As
a child, my weekends were divided between two very different
worlds. On Friday after school, my father brought me and
my siblings to stay with his parents in their one-bedroom
Queens apartment. Grandma Rachel would tell Grandpa Ben
to stop kvetching about his life: how tired he was of
getting up before dawn to open the small bindery shop
he owned; how his one employee, a member of the printers'
union, had more financial security than he; how the lottery
tickets he bought each evening never got lucky.
Sunday morning, we three
children were then scooped up by our mother to dine with
her parents in their stately apartment by Central Park. After being served roast
beef by the live-in housekeeper, Grandpa Arthur would
insist that we sit up straight and regale us with stories
from his and Grandma's latest travels.

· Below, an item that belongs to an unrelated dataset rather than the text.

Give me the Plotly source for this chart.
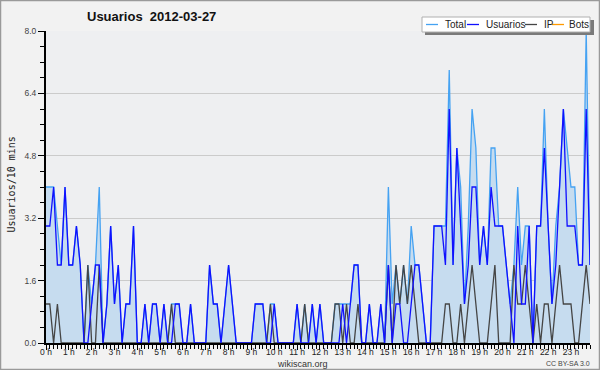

He'd wink and say
he hoped that someday I would become a doctor like him.
Why didn't my two sets
of grandparents, each of whom I loved dearly, talk to
each other? Why didn't my mother's parents (who often
helped us out by buying school clothes for us and a car
for my parents) try to make life easier for Grandpa Ben?
Why did Grandpa Arthur seem to judge my father so bitterly
for "not supporting his family better?" A shy child anyway,
I never asked these touchy questions out loud, and the
divide between my loved ones remained an icy crust over
my childhood.
As an adult, and someone
who listens daily to people with wealth as they puzzle
out how to create empowered lives and share their gifts
with others, I have come to recognize how powerful, pervasive,
and unspoken are the issues of class that divide us from
others--even if we have regular contact with people from
different classes. In this issue of
More than Money
we venture onto this tender turf.
We open with a brief overview
of class groups in the United States that offers some basic
vocabulary and concepts for thinking and talking about
class. The personal stories that follow are fewer and
longer than in many previous issues. Although they reflect
some of the pain and pitfalls of reaching across class
barriers, we chose to largely highlight cross-class relationships
that embody some joy, thoughtful risk-taking, and mutual
respect. The closing articles put the stories in wider
social context and provide concrete encouragement to those
who wish to build deeper cross-class relationships or
challenge economic inequality politically.
Although we have included
various voices, these pieces--given our mission--are primarily
from the perspective of wealthier people. Limited to sixteen
pages, we accept that we cannot offer a full analysis
of class, or include every kind of important relationship
affected by class differences (including the large subject
of romantic relationships which we highlighted in issue
5, "Money and Couples" and will touch on again in issue
19, "Women With Wealth"). We
have included, however, stories about cross-class relationships
with employees, neighbors, church members, housemates,
colleagues, and members of the same family.
We hope you are inspired
by this issue to connect more meaningfully with people
across the class divide. As I learned growing up in a
cross-class family, most of us have opportunities close
to home to help heal social rifts, an essential part of
helping to heal an ever more fractured global community.